Bron: Blog website Marcellino Bogers 6-5-2020
Het magazijn van het oude ziekenhuis bevond zich in de kelder. Er was geen daglicht, een paar TL-lampen verlichtten de vele stellingkasten met voorraden verband en hulpmiddelen. Dirk, een bleke magere man met een grijze stofjas aan, was nogal op zichzelf en werkte er in zijn eentje. Wij noemden hem dan ook ‘de chef’.
Als ik met een ondertekend bestelformulier aan het loket stond, had ik altijd het gevoel dat hij mij een lastige onderbreking van zijn werk vond. Hij had nooit wat je nodig had: of de bestelling was nog niet binnen of het was verkeerd besteld. Hij sloeg geen alarm toen er een lekkage was, maar ging toen het water vijf centimeter hoog stond op zijn tenen lopen. Vlak daarna was Dirk langdurig ziek of ontslagen. We deden een bijzondere ontdekking toen het magazijn werd opgeruimd: Dirk bleek nieuwe bestellingen voor op het schap te zetten, waardoor andere dozen verder en verder naar achteren geduwd werden. Het leek wel alsof we met een archeologische opgraving bezig waren, we vonden dozen vol met spullen die allang niet meer gebruikt of gemaakt werden, zoals zusterkapjes.
Ik moest aan Dirk denken omdat het Landelijk Consortium Hulpmiddelen het ook maar niet lukt om zijn magazijn op orde te krijgen. Ik zie zorgprofessionals in de thuiszorg en verpleeghuizen verknipte incontinentiematjes, koffiefilters en theedoeken gebruiken. Al dan niet gedwongen, maar altijd vanuit een grote betrokkenheid, gaan ze het mijnenveld in, en meestal zonder voldoende bescherming, om er te laat achter te komen dat ze zomaar opeens tot de slachtoffers kunnen behoren: bijna 14000 zorgverleners zijn besmet geraakt met COVID-19 , 458 zijn opgenomen geweest en 9 zijn eraan overleden. Inmiddels is het volgens mij daarom een beroepsziekte te noemen, vergelijkbaar bij letsel als gevolg van werken met asbest, chroom-6 of oplosmiddelen.
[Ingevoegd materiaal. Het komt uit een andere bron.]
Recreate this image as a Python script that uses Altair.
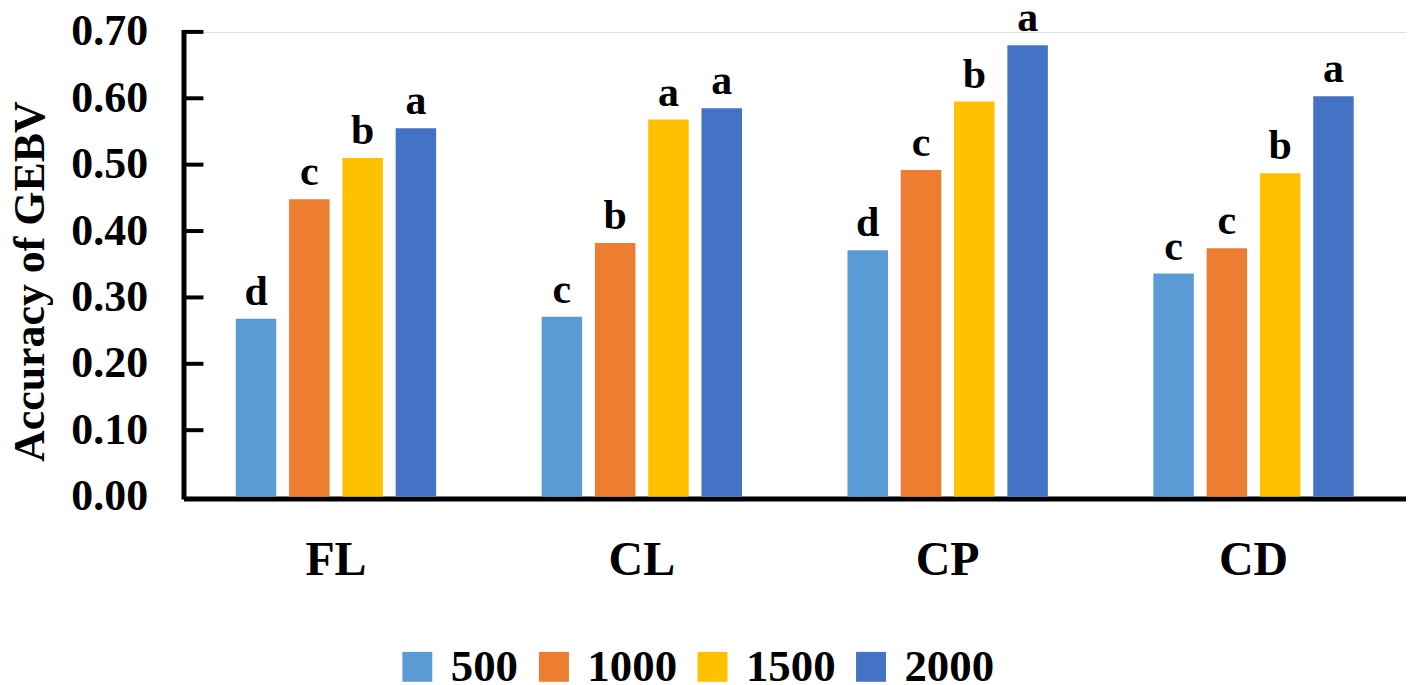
import altair as alt
import pandas as pd

traits = ["FL", "CL", "CP", "CD"]
sizes = ["500", "1000", "1500", "2000"]
colors = ["#5B9BD5", "#ED7D31", "#FFC000", "#4472C4"]

acc_500 = [0.268, 0.271, 0.371, 0.336]
acc_1000 = [0.448, 0.382, 0.492, 0.374]
acc_1500 = [0.510, 0.568, 0.595, 0.487]
acc_2000 = [0.555, 0.585, 0.680, 0.603]

let_500 = ["d", "c", "d", "c"]
let_1000 = ["c", "b", "c", "c"]
let_1500 = ["b", "a", "b", "b"]
let_2000 = ["a", "a", "a", "a"]

y_ticks = [0.0, 0.1, 0.2, 0.3, 0.4, 0.5, 0.6, 0.7]

rows = []
for s, vals, lets in zip(sizes, [acc_500, acc_1000, acc_1500, acc_2000],
                         [let_500, let_1000, let_1500, let_2000]):
    for t, v, l in zip(traits, vals, lets):
        rows.append({"trait": t, "size": s, "acc": v, "letter": l})
df = pd.DataFrame(rows)
ticks_df = pd.DataFrame({"v": y_ticks[1:]})

FONT = "Liberation Serif"

x_enc = alt.X("trait:N", sort=traits,
              scale=alt.Scale(paddingInner=0.303, paddingOuter=0.15),
              axis=alt.Axis(title=None, ticks=False, labelFont=FONT, labelFontSize=48,
                            labelFontWeight="bold", labelColor="black", labelAngle=0,
                            labelBaseline="alphabetic", labelPadding=76, offset=2,
                            domainColor="black", domainWidth=5))
y_scale = alt.Scale(domain=[0, 0.7], nice=False, zero=True)
xoff = alt.XOffset("size:N", sort=sizes,
                   scale=alt.Scale(paddingInner=0.24, paddingOuter=0.12))

bars = alt.Chart(df).mark_bar().encode(
    x=x_enc,
    xOffset=xoff,
    y=alt.Y("acc:Q", scale=y_scale,
            axis=alt.Axis(title="Accuracy of GEBV", values=y_ticks, format=".2f",
                          ticks=False, grid=False, labelFont=FONT, labelFontSize=44,
                          labelFontWeight="bold", labelColor="black", labelPadding=36,
                          domainColor="black", domainWidth=5, domainCap="square",
                          titleFont=FONT, titleFontSize=44, titleFontWeight="bold",
                          titleColor="black", titleX=-140, titleY=250,
                          titleBaseline="alphabetic")),
    color=alt.Color("size:N", sort=sizes,
                    scale=alt.Scale(domain=sizes, range=colors),
                    legend=alt.Legend(title=None, orient="none", legendX=212, legendY=614,
                                      direction="horizontal", columns=4,
                                      symbolType="square", symbolSize=900,
                                      symbolStrokeWidth=0, labelFont=FONT,
                                      labelFontSize=45, labelFontWeight="bold",
                                      labelColor="black", labelOffset=11,
                                      columnPadding=13, padding=0, labelLimit=300)),
)

labels = alt.Chart(df).mark_text(font=FONT, fontSize=42, fontWeight="bold",
                                 color="black", baseline="alphabetic", dy=-14).encode(
    x=alt.X("trait:N", sort=traits),
    xOffset=alt.XOffset("size:N", sort=sizes),
    y=alt.Y("acc:Q"),
    text="letter:N",
)

inner_ticks = alt.Chart(ticks_df).mark_rule(color="black", strokeWidth=4).encode(
    y=alt.Y("v:Q"),
    x=alt.value(0),
    x2=alt.value(20),
)

chart = alt.layer(bars, labels, inner_ticks).properties(
    width=1226, height=466,
    padding={"left": 176, "top": 23, "right": 0, "bottom": 188},
    autosize="none",
).configure_view(stroke=None).configure(background="white")

chart.save("out.html", embed_options={"renderer": "svg", "actions": False})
Twee chirurgen van het UMC Utrecht hebben het steunfonds Zorg na Werk in Coronazorg (ZWIC) opgericht, voor zorgverleners die ten tijde van de coronapandemie arbeidsongeschikt raken en om nabestaanden van overleden zorgmedewerkers financieel te ondersteunen. Inmiddels is er 3 miljoen opgehaald en het ministerie van VWS meldde triomfantelijk het opgehaalde bedrag te verdubbelen, tot een maximumbijdrage van 10 miljoen euro. Ik heb alle respect voor dit prachtige initiatief, maar het lijkt mij veel logischer dat cruciale, onmisbare zorgverleners die in de frontlinie werken en worden blootgesteld aan het virus en daardoor het risico lopen arbeidsongeschikt te raken, niet afhankelijk zijn van de vrijgevigheid van de Nederlandse bevolking, maar dat zij door de overheid worden gecompenseerd. En dat er geld vrijgemaakt wordt voor de opvang van de zorgverleners die langdurig onder grote stress hebben gewerkt, getraumatiseerd zijn, psychische klachten hebben of in het voorportaal van een burn-out terecht zijn gekomen. Zodat er bij een tweede coronagolf (die er hopelijk niet komt) nog genoeg zorgprofessionals aan het bed staan.
Dat er nog steeds een tekort is aan beschermingsmateriaal en dat je tegelijkertijd goede opvang voor zieke en getraumatiseerde zorgprofessionals afhankelijk maakt van een inzameling, dat vind ik schandalig. Een zogenaamd royaal gebaar van 10 miljoen maken, maar tegelijkertijd 650 miljoen over hebben voor het redden van de frietaardappelindustrie???
Ik ben boos en hou nu verder maar mijn mondkapje.